Captain Hook in “Peter Pan” at The Park Theatre
For more than a century, “Peter Pan” and his “never grow up” attitude has been thrilling audiences around the world with whimsy and wonder. However, every hero needs a villain, and Captain Hook does not disappoint. Determined to crush the innocence of childhood and destroy Pan and his Lost Boys, this one-handed pirate king definitely deserves to burn on Bonfire Night. Before you light the match, however, catch Alexander Vlahos as the notorious Captain in the Park Theatre’s production of J.M. Barrie’s beloved classic.
Tom Buchanan in “The Great Gatsby” at Gatsby’s Drugstore
When it comes to literary villains, Tom Buchanan of “The Great Gatsby” ranks higher than most.
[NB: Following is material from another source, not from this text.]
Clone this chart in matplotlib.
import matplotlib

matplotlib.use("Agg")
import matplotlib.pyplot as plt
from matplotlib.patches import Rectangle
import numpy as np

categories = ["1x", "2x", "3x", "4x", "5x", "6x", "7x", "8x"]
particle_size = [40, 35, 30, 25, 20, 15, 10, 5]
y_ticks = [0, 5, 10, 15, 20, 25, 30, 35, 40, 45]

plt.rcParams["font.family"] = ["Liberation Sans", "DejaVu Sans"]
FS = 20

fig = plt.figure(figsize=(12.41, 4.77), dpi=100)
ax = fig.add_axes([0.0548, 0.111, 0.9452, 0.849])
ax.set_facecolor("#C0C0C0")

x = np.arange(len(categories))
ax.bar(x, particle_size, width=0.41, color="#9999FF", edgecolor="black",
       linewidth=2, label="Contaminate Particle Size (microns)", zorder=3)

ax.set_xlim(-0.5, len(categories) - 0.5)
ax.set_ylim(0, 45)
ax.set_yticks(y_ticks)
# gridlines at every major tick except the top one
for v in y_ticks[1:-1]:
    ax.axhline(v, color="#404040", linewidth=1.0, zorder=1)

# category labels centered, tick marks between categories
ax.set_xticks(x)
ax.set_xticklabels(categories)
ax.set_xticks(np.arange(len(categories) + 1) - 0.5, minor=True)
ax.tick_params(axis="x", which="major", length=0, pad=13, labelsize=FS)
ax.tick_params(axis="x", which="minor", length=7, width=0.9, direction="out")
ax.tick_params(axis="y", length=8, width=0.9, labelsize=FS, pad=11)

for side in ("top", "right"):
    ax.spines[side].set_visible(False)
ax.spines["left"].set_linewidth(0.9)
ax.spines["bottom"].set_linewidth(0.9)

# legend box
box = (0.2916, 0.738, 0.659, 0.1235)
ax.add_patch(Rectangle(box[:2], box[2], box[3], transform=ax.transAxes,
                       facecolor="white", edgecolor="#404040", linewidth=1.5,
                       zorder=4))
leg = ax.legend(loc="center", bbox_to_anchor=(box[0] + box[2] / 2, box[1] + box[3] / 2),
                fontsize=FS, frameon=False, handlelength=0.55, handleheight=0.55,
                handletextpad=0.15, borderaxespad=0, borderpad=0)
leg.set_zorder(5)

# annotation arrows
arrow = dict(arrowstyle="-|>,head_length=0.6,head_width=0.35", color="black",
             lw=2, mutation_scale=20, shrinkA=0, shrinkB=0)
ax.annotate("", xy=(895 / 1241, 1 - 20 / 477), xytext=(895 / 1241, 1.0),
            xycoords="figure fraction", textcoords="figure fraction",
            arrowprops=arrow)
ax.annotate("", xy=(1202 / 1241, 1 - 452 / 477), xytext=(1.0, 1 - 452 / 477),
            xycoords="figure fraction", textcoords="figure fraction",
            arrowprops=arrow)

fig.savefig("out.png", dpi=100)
Between causing the deaths of two characters, lying with unabashed freedom, and viciously manipulating the emotions of his wife and Gatsby, this hulking beast of a character is a magnet for disdain. He represents the old world of lavish wealth and power, making him an ideal effigy to immolate on Guy Fawkes Day. You can also watch his malice unfold on stage at Gatsby’s Drugstore this season in London.
Miss Trunchbull in “Matilda” at Cambridge Theatre
The magical mischief of “Matilda” has entranced readers and audience members for years, but it is the malevolent Miss Trunchbull that send shivers down the spine. Merciless and cruel, the headmistress takes particular pleasure in torturing the titular character, but Matilda is far from helpless. Miss Trunchbull is easy to hate, so add her effigy to your list, or simply see her madness firsthand at the Cambridge Theatre this fall.